Cover by Creig Flessel
'Speed Saunders' (by Gardner Fox and Creig Flessel): Speed, along with his companions Doris and Dick Dane, gets caught up in a jewel theft on a cruise liner.  This is the beginning of a continued storyline, which is a shame, because in the current format I much prefer the one-off stories.

'Oscar the Gumshoe' (by Bob Kane): This is a gag strip about an inept detective.  It's notable only for its creator, one Bob Kane.  Keep an eye on this guy, he's going to be significant in the future.
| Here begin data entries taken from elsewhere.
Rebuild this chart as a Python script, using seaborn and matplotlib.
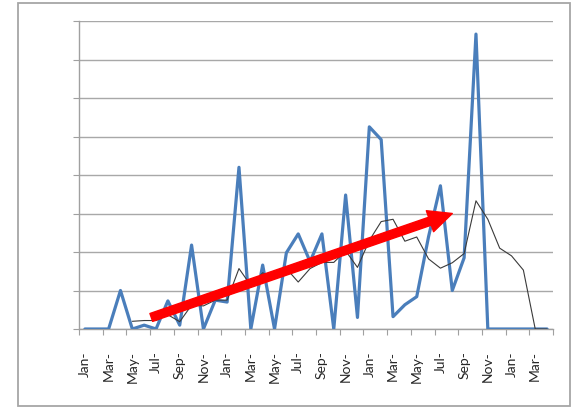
import numpy as np
import pandas as pd
import matplotlib
matplotlib.use("Agg")
import matplotlib.pyplot as plt
from matplotlib.patches import Rectangle
from matplotlib.ticker import FixedLocator
import seaborn as sns

# ---- data ----
months = ["Jan", "Feb", "Mar", "Apr", "May", "Jun", "Jul", "Aug", "Sep", "Oct", "Nov", "Dec"] * 3 + ["Jan", "Feb", "Mar", "Apr"]
monthly_values = [0, 0, 0, 1.0, 0, 0.1, 0, 0.73, 0.1, 2.18,
                  0, 0.75, 0.7, 4.2, 0, 1.66, 0, 1.98, 2.47, 1.75,
                  2.47, 0, 3.48, 0.3, 5.25, 4.92, 0.32, 0.63, 0.84, 2.4,
                  3.72, 1.0, 1.85, 7.66, 0, 0, 0, 0, 0, 0]
# thin moving-average line, first point at the 5th month
avg_values = [None, None, None, None, 0.2, 0.22, 0.22, 0.37, 0.19, 0.62,
              0.60, 0.75, 0.75, 1.57, 1.13, 1.46, 1.31, 1.57, 1.22, 1.57,
              1.73, 1.73, 2.03, 1.60, 2.30, 2.79, 2.85, 2.28, 2.39, 1.82,
              1.58, 1.72, 1.96, 3.33, 2.85, 2.10, 1.90, 1.53, 0, 0]
tick_labels = [m + "-" for m in months[::2]]

df = pd.DataFrame({"idx": np.arange(len(monthly_values)),
                   "value": monthly_values,
                   "avg": pd.to_numeric(pd.Series(avg_values), errors="coerce")})

sns.set_theme(style="white")
plt.rcParams["font.family"] = ["Lato", "DejaVu Sans"]

fig = plt.figure(figsize=(5.76, 4.08), dpi=100)
ax = fig.add_axes([79 / 576, 1 - 329 / 408, 474 / 576, 308 / 408])

# outer chart frame
fig.patches.append(Rectangle((18 / 576, 1 - 406 / 408), 552 / 576, 403 / 408,
                             transform=fig.transFigure, fill=False,
                             edgecolor="#a6a6a6", linewidth=1.3, zorder=0))

ax.set_xlim(-0.5, len(monthly_values) - 0.5)
ax.set_ylim(0, 8)
ax.yaxis.set_major_locator(FixedLocator(np.arange(0, 9)))
ax.set_yticklabels([])
ax.grid(axis="y", color="#a8a8a8", linewidth=1.0)
ax.set_axisbelow(True)

sns.lineplot(data=df, x="idx", y="value", ax=ax, color="#4a7ebb",
             linewidth=2.3, zorder=3)
sns.lineplot(data=df.dropna(), x="idx", y="avg", ax=ax, color="#3a3a3a",
             linewidth=0.8, zorder=4)

ax.annotate("", xy=(31.0, 3.0), xytext=(5.6, 0.3),
            arrowprops=dict(arrowstyle="simple,head_length=0.85,head_width=0.8,tail_width=0.3",
                            color="#ff0000", mutation_scale=20,
                            shrinkA=0, shrinkB=0),
            zorder=6)

ax.set_xticks(np.arange(0, len(monthly_values), 2))
ax.set_xticklabels(tick_labels, rotation=90, fontsize=10, color="#262626")
ax.set_xticks(np.arange(-0.5, len(monthly_values), 2), minor=True)
ax.tick_params(axis="x", which="major", length=0, pad=16)
ax.tick_params(axis="x", which="minor", length=4, width=0.8, color="#a0a0a0",
               direction="out", bottom=True)
ax.tick_params(axis="y", which="major", length=4, width=0.8, color="#a0a0a0",
               direction="out", left=True)
ax.set_xlabel("")
ax.set_ylabel("")
for side in ["top", "right"]:
    ax.spines[side].set_visible(False)
for side in ["left", "bottom"]:
    ax.spines[side].set_color("#a0a0a0")
    ax.spines[side].set_linewidth(1.0)

fig.savefig("out.png", dpi=100)
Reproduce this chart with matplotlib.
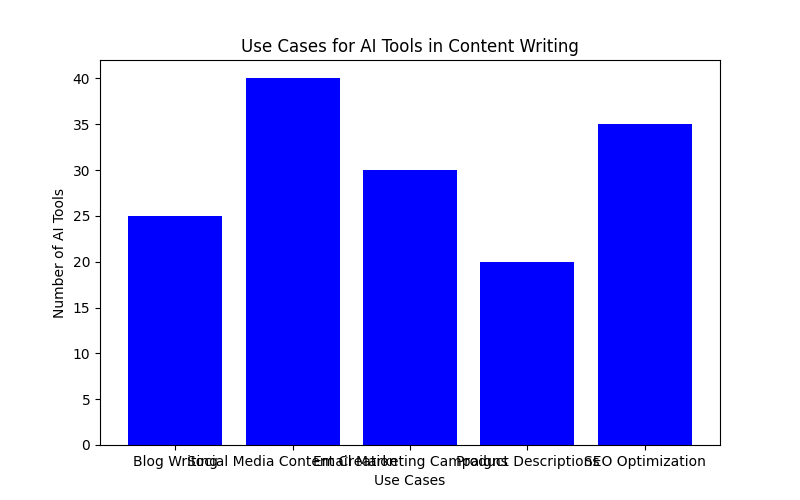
import matplotlib
matplotlib.use("Agg")
import matplotlib.pyplot as plt

# Data
use_cases = ["Blog Writing", "Social Media Content Creation", "Email Marketing Campaigns",
             "Product Descriptions", "SEO Optimization"]
tool_counts = [25, 40, 30, 20, 35]

fig, ax = plt.subplots(figsize=(8, 5), dpi=100)

ax.bar(use_cases, tool_counts, color='blue')

ax.set_title("Use Cases for AI Tools in Content Writing")
ax.set_xlabel("Use Cases")
ax.set_ylabel("Number of AI Tools")

fig.savefig("out.png")
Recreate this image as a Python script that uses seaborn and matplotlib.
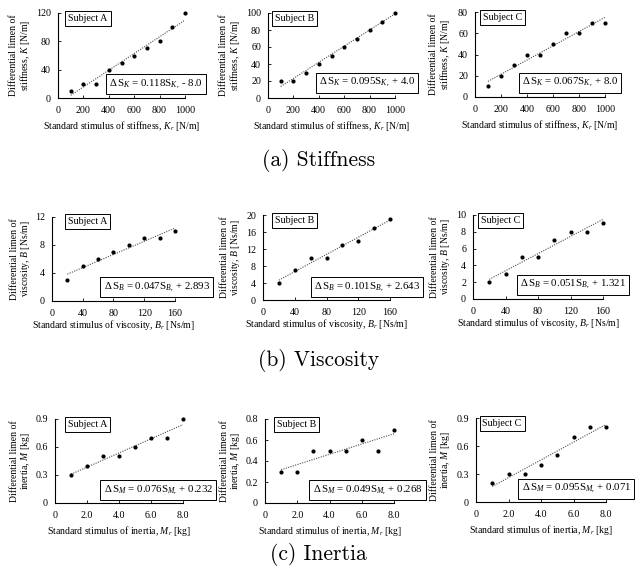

'Buck Marshall' (by Homer Fleming): Buck investigates a stagecoach robbery. He's able to work out by looking at footprints that the main suspect, an Injun, wasn't the culprit, because apparently all Injuns walk with their toes curled in.  I have no idea if this is true or not, but it's the sort of blanket racial stereotype you get in these comics a lot.

'Larry Steele' (by Will Ely): Larry is kidnapped by goons, who plan to burn him alive in a rug warehouse, and collect insurance for the fake rugs at the same time.  Despite the whole situation being neatly wrapped up by the end, this is to be continued.  I have no idea how (or why).

'Bruce Nelson in Too Many Crooks' (by Tom Hickey): This continues the latest Bruce Nelson yarn, with Bruce having just shot Parsons and claimed the diamond for himself.  Bruce's supposed criminal turn plays out for a while, with him framing some other crooks for the murder, and making a deal with another would-be thief to fence the diamond in New York.  Of course the other shoe drops by the end of the strip, with Bruce having set the whole thing up to catch the diamond smuggling ring. We'll see how that turns out next month.

'Lightning Strikes Twice' (by Gardner Fox): This prose story is about a man who is struck by lightning, and presumed dead.  He is inexplicably alive, despite the description of his body as charred and blackened, and goes on a crazy rampage.

'Spy' (by Siegel and Shuster): Bart and Sally take on Mr. Death, who has been killing diplomats for their role in starting wars.  Alas, he's not as awesome as his name makes him sound, although he does have the patented crazy-face that Shuster draws.  Shuster draws about four facial expressions, and I love all of them.

'Bring 'em In Brannigan' (by Russell Cole): Some bankers are bringing a whole lot of money to a hotel room to make a transaction, but they never show up.  It turns out that they were shown to the wrong room and kidnapped, in an elaborate scheme to steal the money.

'Cosmo' (by Sven Elven): Cosmo actually has a bit of excitement this issue.  He's involved in a plane crash that was orchestrated by a failed businessman who wanted to steal the gold consignment on board.  There's some shooting, a bit of fist-fighting, and a villain getting thrown over the side of a cliff.  It's a step up from Cosmo's usual nonsense.

'Slam Bradley' (by Siegel and Shuster): Slam and Shorty are framed for murder in this story, and spend most of it fleeing from the cops.  This one is a step back in the right direction, with an infusion of cross-dressing humour when Shorty poses as a wealthy heiress to draw out the real murderer.  But Slam is still a shadow of his former self, as he gets knocked out by a bottle-wielding thug.  He doesn't even punch anyone, which is a crime.

The last page of the issue is an advert for Action Comics #1, which is coming next month.

Cover by Many Creators
I don't have a scan of this book, but it seems to reprint elements from More Fun Comics #15 and 16, and New Comics #11.  And no, I'm definitely not re-reading them.